The Gain inside the Gap

Not all of it landed. The SLT session that most of this week was building towards — two weeks of conversations, synthesis, thinking done in the open — missed the mark. The cluster leads I needed to properly test the thinking with were mostly unavailable: off sick, on holiday, or covering for others. I made the call to press on rather than wait. Sometimes that's the right call. This time, the work needed that collaboration and didn't quite have it, and it showed.

What came next was replanning. Taking the feedback seriously, stepping back, and finding a cleaner line through it. That process isn't comfortable. It's also not optional if you actually want to move forward rather than just defend your position.

There's a concept in The Gap and the Gain I've been reflecting on this week. We measure ourselves against an ideal — and anything short of it reads as failure. But if you measure backward instead, against where things were, the picture looks different. A week that included difficult feedback and a significant replan also produced a sharper brief, a clearer narrative, and a better sense of where the real gap is. That's not a consolation prize. That's the gain.

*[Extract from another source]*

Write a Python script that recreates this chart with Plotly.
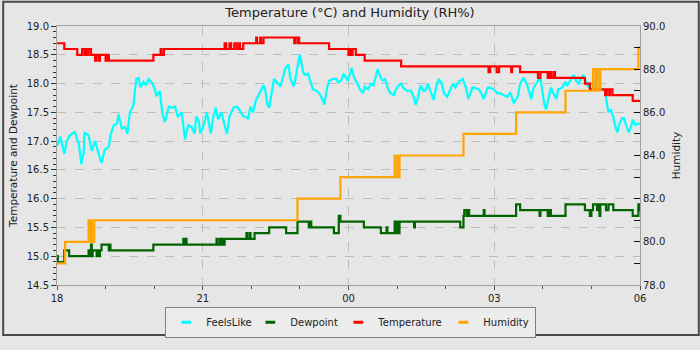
import pandas as pd
import plotly.graph_objects as go

# ---- data (minutes after 18:00) ----
base = pd.Timestamp("2024-01-01 18:00")

feels_t = [0, 1, 4, 9, 12, 16, 22, 27, 30, 33, 34, 39, 43, 47, 52, 55, 59, 64, 66, 70, 74, 76, 80, 84, 87, 90,
           94, 96, 98, 101, 103, 107, 110, 113, 117, 121, 123, 127, 130, 133, 135, 138, 144, 146, 149, 154, 158,
           160, 162, 166, 170, 172, 175, 177, 181, 185, 187, 190, 193, 196, 199, 203, 207, 210, 213, 218, 222,
           225, 230, 234, 236, 239, 242, 246, 250, 255, 257, 260, 262, 266, 268, 273, 276, 279, 282, 286, 288,
           292, 294, 298, 300, 304, 306, 310, 313, 316, 320, 324, 329, 330, 334, 336, 341, 345, 347, 351, 354,
           357, 359, 364, 367, 372, 374, 378, 380, 384, 388, 391, 396, 399, 402, 405, 409, 412, 416, 418, 421,
           425, 428, 433, 437, 441, 443, 446, 449, 453, 455, 458, 462, 465, 468, 471, 475, 478, 482, 485, 489,
           492, 496, 501, 505, 508, 513, 517, 521, 524, 527, 532, 535, 539, 544, 548, 551, 556, 560, 564, 569,
           572, 576, 580, 582, 586, 588, 593, 597, 599, 602, 604, 607, 610, 613, 617, 619, 624, 628, 630, 634,
           638, 641, 644, 647, 650, 654, 656, 660, 662, 666, 670, 674, 677, 679, 681, 684, 687, 689, 692, 694,
           698, 700, 704, 706, 709, 711, 714, 716, 720]
feels_v = [16.95, 16.94, 17.08, 16.78, 17.0, 17.1, 17.16, 16.95, 16.6, 16.8, 17.15, 17.1, 16.83, 17.0, 16.75,
           16.62, 16.85, 16.9, 17.1, 17.27, 17.3, 17.47, 17.22, 17.25, 17.13, 17.5, 17.6, 17.8, 18.08, 18.1,
           17.93, 18.03, 17.97, 18.08, 18.02, 17.9, 17.78, 17.87, 17.5, 17.33, 17.42, 17.6, 17.58, 17.6, 17.42,
           17.5, 17.03, 17.15, 17.27, 17.25, 17.13, 17.43, 17.35, 17.13, 17.27, 17.5, 17.35, 17.13, 17.43, 17.58,
           17.38, 17.5, 17.27, 17.13, 17.43, 17.58, 17.6, 17.55, 17.43, 17.42, 17.38, 17.6, 17.5, 17.72, 17.83,
           17.97, 17.9, 17.63, 17.58, 17.95, 18.08, 18.0, 17.95, 18.1, 18.27, 18.33, 18.1, 17.95, 18.05, 18.37,
           18.5, 18.2, 18.15, 18.17, 18.05, 17.9, 17.88, 17.83, 17.69, 17.63, 17.95, 18.05, 18.08, 18.08, 18.02,
           18.05, 18.17, 18.1, 18.05, 18.27, 18.1, 17.97, 17.9, 17.83, 17.95, 17.9, 18.0, 17.97, 18.25, 18.13,
           18.05, 18.08, 17.9, 17.83, 17.8, 17.88, 17.95, 18.0, 17.92, 17.87, 17.88, 17.75, 17.63, 17.77, 17.97,
           17.87, 17.88, 18.0, 17.83, 17.72, 17.92, 18.08, 18.0, 17.83, 17.77, 17.88, 18.0, 17.93, 18.03, 18.08,
           17.93, 17.73, 17.93, 17.92, 17.9, 17.83, 17.73, 17.93, 17.93, 17.9, 17.83, 17.83, 17.8, 17.77, 17.85,
           17.66, 17.77, 18.0, 18.1, 18.0, 17.9, 17.73, 17.9, 18.03, 18.1, 17.9, 17.63, 17.55, 17.72, 17.93,
           17.83, 17.73, 17.9, 17.93, 18.03, 17.97, 18.05, 18.15, 18.05, 18.0, 18.08, 18.15, 18.0, 17.95, 18.0,
           18.03, 17.93, 17.9, 17.9, 17.85, 17.67, 17.5, 17.55, 17.42, 17.28, 17.15, 17.28, 17.4, 17.4, 17.25,
           17.15, 17.25, 17.37, 17.28, 17.3, 17.3]

dew_t = [0, 1, 9, 15, 39, 41, 42, 43, 44, 49, 50, 52, 53, 55, 64, 65, 66, 119, 156, 157, 159, 160, 197, 198,
         201, 202, 204, 206, 207, 234, 235, 238, 239, 244, 262, 283, 297, 311, 312, 314, 342, 348, 350, 379,
         400, 407, 408, 417, 418, 420, 421, 423, 441, 442, 498, 502, 503, 506, 508, 509, 527, 528, 567, 572,
         596, 597, 606, 608, 610, 628, 652, 658, 660, 662, 667, 668, 670, 671, 678, 681, 687, 711, 718, 719, 720]
dew_v = [15.0, 14.9, 15.1, 15.0, 15.1, 15.0, 15.2, 15.0, 15.1, 15.0, 15.1, 15.0, 15.1, 15.2, 15.1, 15.2, 15.1,
         15.2, 15.3, 15.2, 15.3, 15.2, 15.3, 15.2, 15.3, 15.2, 15.3, 15.2, 15.3, 15.4, 15.3, 15.4, 15.3, 15.4,
         15.5, 15.4, 15.6, 15.5, 15.6, 15.5, 15.4, 15.7, 15.6, 15.5, 15.4, 15.5, 15.4, 15.6, 15.4, 15.6, 15.4,
         15.6, 15.5, 15.6, 15.5, 15.7, 15.8, 15.7, 15.8, 15.7, 15.8, 15.7, 15.9, 15.8, 15.7, 15.8, 15.7, 15.8,
         15.7, 15.9, 15.8, 15.7, 15.8, 15.9, 15.8, 15.9, 15.7, 15.9, 15.8, 15.9, 15.8, 15.7, 15.9, 15.8, 15.8]

temp_t = [0, 9, 25, 31, 34, 36, 38, 39, 42, 47, 49, 52, 53, 60, 62, 64, 119, 128, 129, 132, 207, 209, 213, 215,
          219, 222, 225, 226, 230, 246, 247, 251, 252, 255, 293, 294, 297, 298, 299, 336, 360, 362, 364, 365,
          369, 380, 425, 533, 535, 543, 546, 561, 562, 572, 594, 597, 606, 608, 610, 613, 615, 652, 658, 677,
          679, 682, 683, 686, 711, 720]
temp_v = [18.7, 18.6, 18.5, 18.6, 18.5, 18.6, 18.5, 18.6, 18.5, 18.4, 18.5, 18.4, 18.5, 18.4, 18.5, 18.4, 18.5,
          18.6, 18.5, 18.6, 18.7, 18.6, 18.7, 18.6, 18.7, 18.6, 18.7, 18.6, 18.7, 18.8, 18.7, 18.8, 18.7, 18.8,
          18.7, 18.8, 18.7, 18.8, 18.7, 18.6, 18.5, 18.6, 18.5, 18.6, 18.5, 18.4, 18.3, 18.2, 18.3, 18.2, 18.3,
          18.2, 18.3, 18.2, 18.1, 18.2, 18.1, 18.2, 18.1, 18.2, 18.1, 18.0, 17.9, 17.8, 17.9, 17.8, 17.9, 17.8,
          17.7, 17.7]

hum_t = [0, 10, 39, 41, 42, 43, 46, 297, 350, 417, 418, 421, 422, 423, 502, 567, 628, 662, 665, 667, 670, 671,
         718, 720]
hum_v = [79, 80, 81, 80, 81, 80, 81, 82, 83, 84, 83, 84, 83, 84, 85, 86, 87, 88, 87, 88, 87, 88, 89, 89]

series_names = ["FeelsLike", "Dewpoint", "Temperature", "Humidity"]
series_colors = ["#00ffff", "#006400", "#ff0000", "#ffa500"]
legend_widths = [39, 43, 60, 47]


def to_time(mins):
    return [base + pd.Timedelta(minutes=m) for m in mins]


FONT = "DejaVu Sans"
BG = "#e6e6e6"
LW = 2.2

fig = go.Figure()
fig.add_trace(go.Scatter(x=to_time(feels_t), y=feels_v, mode="lines", line=dict(color=series_colors[0], width=LW),
                         showlegend=False, hoverinfo="skip"))
fig.add_trace(go.Scatter(x=to_time(dew_t), y=dew_v, mode="lines", line=dict(color=series_colors[1], width=LW, shape="hv"),
                         showlegend=False, hoverinfo="skip"))
fig.add_trace(go.Scatter(x=to_time(temp_t), y=temp_v, mode="lines", line=dict(color=series_colors[2], width=LW, shape="hv"),
                         showlegend=False, hoverinfo="skip"))
fig.add_trace(go.Scatter(x=to_time(hum_t), y=hum_v, mode="lines", line=dict(color=series_colors[3], width=LW, shape="hv"),
                         yaxis="y2", showlegend=False, hoverinfo="skip"))

for name, col, lw in zip(series_names, series_colors, legend_widths):
    fig.add_trace(go.Scatter(x=[None], y=[None], mode="markers", name=name, legendwidth=lw,
                             marker=dict(symbol="line-ew", size=7, color=col, line=dict(color=col, width=3))))

grid = dict(showgrid=True, gridcolor="#bdbdbd", griddash="dash", gridwidth=1)

fig.update_layout(
    width=700, height=350,
    margin=dict(l=55, r=60, t=26, b=53),
    paper_bgcolor=BG, plot_bgcolor=BG,
    font=dict(family=FONT, size=10, color="#222"),
    title=dict(text="Temperature (°C) and Humidity (RH%)", x=0.5, xanchor="center",
               y=1 - 12 / 350, yanchor="middle", yref="container",
               font=dict(family=FONT, size=13, color="#222")),
    xaxis=dict(type="date", range=[base, base + pd.Timedelta(hours=12)],
               tick0=base, dtick=3 * 3600000, tickformat="%H",
               ticks="outside", ticklen=4, tickcolor="#555",
               minor=dict(dtick=3600000, ticks="outside", ticklen=3, tickcolor="#555", showgrid=False),
               showline=True, linecolor="#a0a0a0", linewidth=1, mirror=True,
               zeroline=False, **grid),
    yaxis=dict(range=[14.5, 19.0], dtick=0.5, tick0=14.5, tickformat=".1f",
               ticks="outside", ticklen=5, tickcolor="#333",
               minor=dict(dtick=0.1, ticks="outside", ticklen=3, tickcolor="#333", showgrid=False),
               showline=True, linecolor="#a0a0a0", linewidth=1, zeroline=False,
               title=dict(text="Temperature and Dewpoint", font=dict(size=10.5), standoff=7),
               **grid),
    yaxis2=dict(range=[78, 90], dtick=2, tick0=78, tickformat=".1f", overlaying="y", side="right",
                ticks="inside", ticklen=6, tickcolor="#111",
                minor=dict(dtick=1, ticks="inside", ticklen=6, tickcolor="#111", showgrid=False),
                showline=True, linecolor="#a0a0a0", linewidth=1, showgrid=False, zeroline=False,
                title=dict(text="Humidity", font=dict(size=10.5), standoff=8)),
    legend=dict(orientation="h", x=0.504, xanchor="center", y=(296.7 - 335.5) / 270.4, yanchor="middle",
                bgcolor="#ececec", bordercolor="#808080", borderwidth=1, font=dict(size=10),
                traceorder="normal"),
    shapes=[dict(type="rect", xref="paper", yref="paper",
                 x0=-54 / 585, x1=644 / 585, y0=-52.3 / 270.4, y1=295.7 / 270.4,
                 line=dict(color="#4a4a4a", width=2), fillcolor="rgba(0,0,0,0)", layer="above")],
)

fig.write_html("out.html")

The things that go well teach you how to repeat yourself. The things that go wrong teach you something you didn't already know — but only if you stop defending the original long enough to hear what the feedback is actually pointing at. Adam Grant puts it well in Hidden Potential: growth comes from character and learning behaviours, not raw talent. That's the useful framing for a week like this.

Linked notes

Lesson learned

The things that go wrong teach you more than the things that go well. But only if you stop defending the work long enough to hear what the feedback is actually pointing at.